このような本を手に取ると、色々と刺激を受ける。ときどき流し読みして、ヤル気を湧かすために使いたい (間違っているだろうか)。

2006/03/11/Sat.

2004年に邦訳されて日本でもブームになった世界的ベスト・セラーを今更。文庫化されたので。

主人公はハーバード大学の宗教象徴学教授、ロバート・ラングトン。講演でパリに訪れていた彼は、ルーブル美術館館長のジャック・ソニエールと会談する予定だったが、その夜、館長が現れることはなかった。ホテルで眠りに就いていたラングトンは、館長が殺害されたという警察からの報せで叩き起こされる。館長はルーブル美術館で襲撃され、奇妙なことに、その死体はダ・ヴィンチのウィトルウィウス人体図に模されていた。しかも、どうやら館長は、自らの意志でそのような演出を図ったようだという。おまけに、不可解なダイイング・メッセージまで残されている。

殺人の容疑をかけられたラングトンは、暗号解読官のソフィー・ヌヴーと逃亡しつつ、館長のメッセージを解読しながら巨大な謎に迫っていく。
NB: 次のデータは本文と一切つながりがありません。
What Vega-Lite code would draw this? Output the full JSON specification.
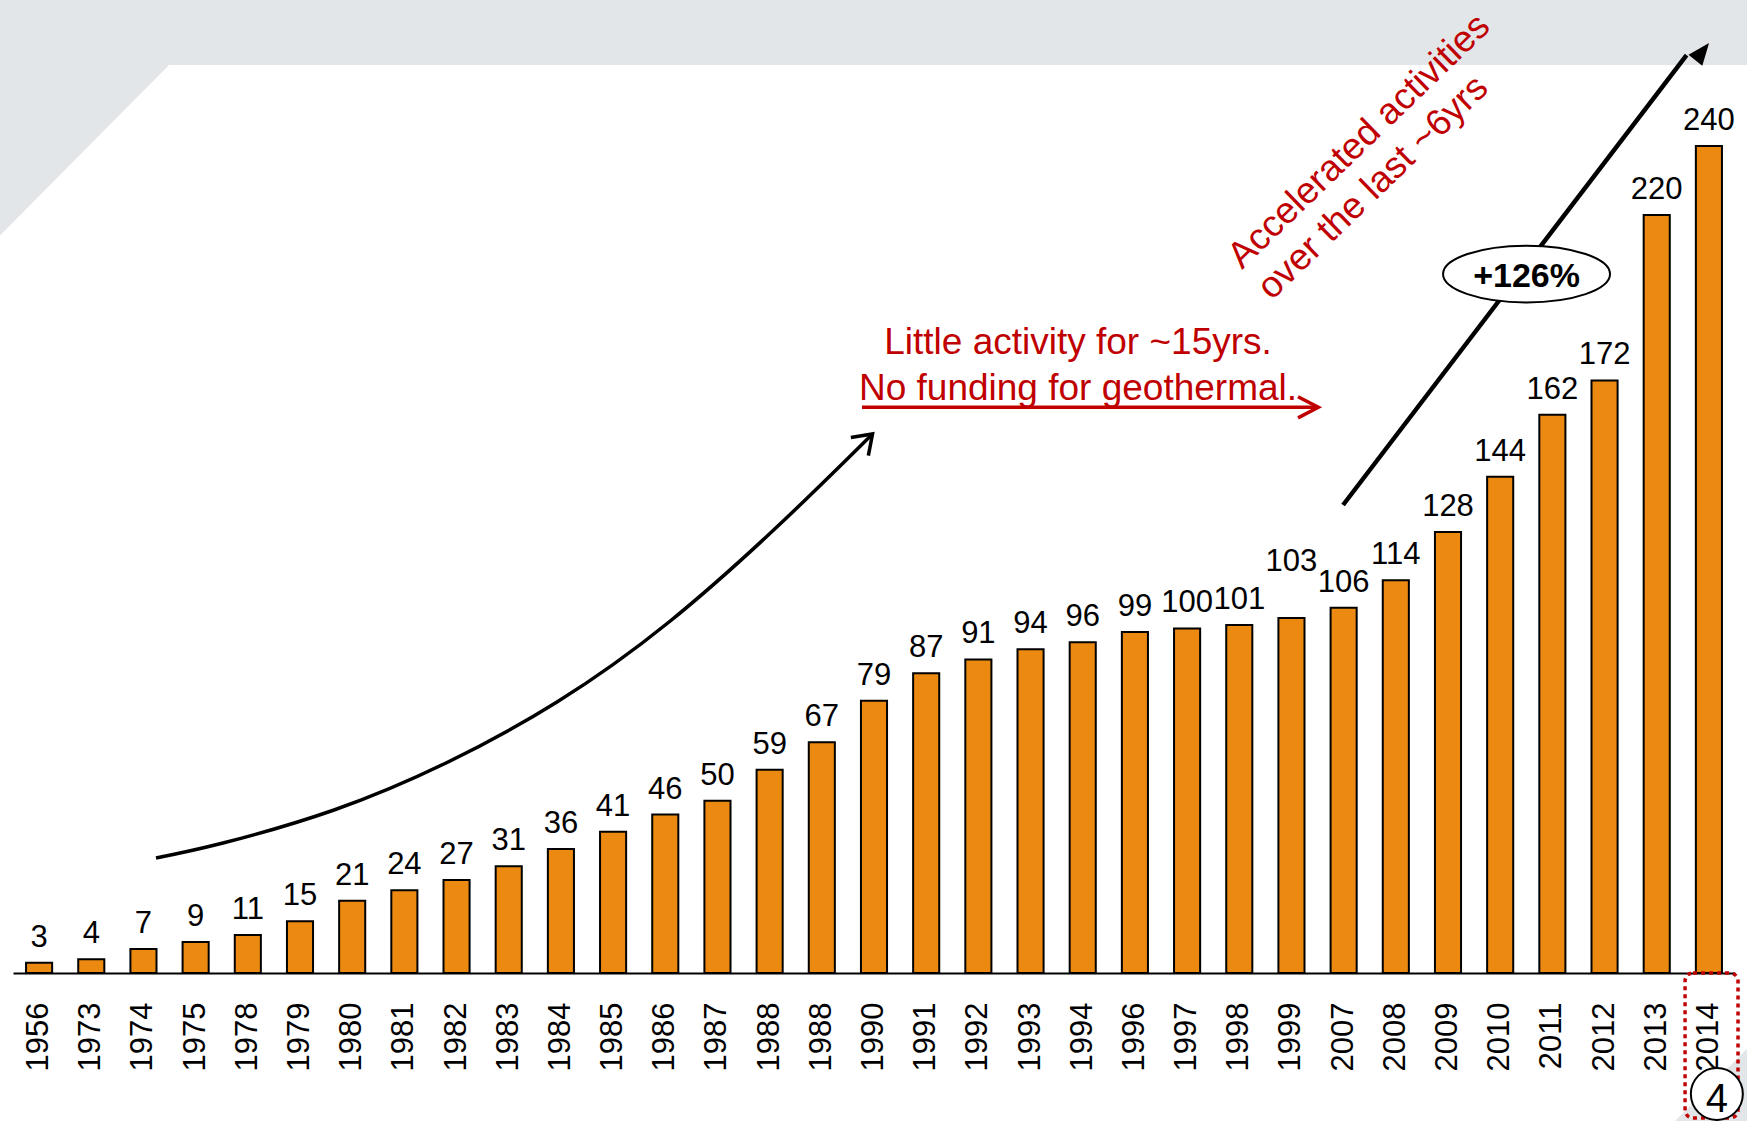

それは、ローマ・カトリック教会が必死になって隠蔽する一方で、ある組織によって連綿と伝承されてきた、イエス・キリストにまつわる重大な秘密であるらしい。

ダ・ヴィンチの「モナ・リザ」「最後の晩餐」、ルーブル美術館、果てはイギリスにまでまたがるミステリーを解きつつ、あるいは協力者に恵まれ、あるいは敵対者に襲われながら、ラングトンの探索は続く。彼が最後に行き着くモノや場所については書かないが、評判通りの面白さである。

ただ、俺がほとんど海外小説を読まないせいか、やたらに切り替わる場面や視点、ちょっとあり得そうにないアクションなどには興を殺がれてしまった。上質のミステリーなのだから、謎をもっと重厚に、関連エピソードをさらに豊富にしてくれればなあ、とも思う。このへんは、ハリウッド化されることが一種の「上がり」となってしまっているアメリカン・エンターテイメントの悪弊ではないか。

いや、しかし面白かった。機会があれば、他の著作も読んでみたい。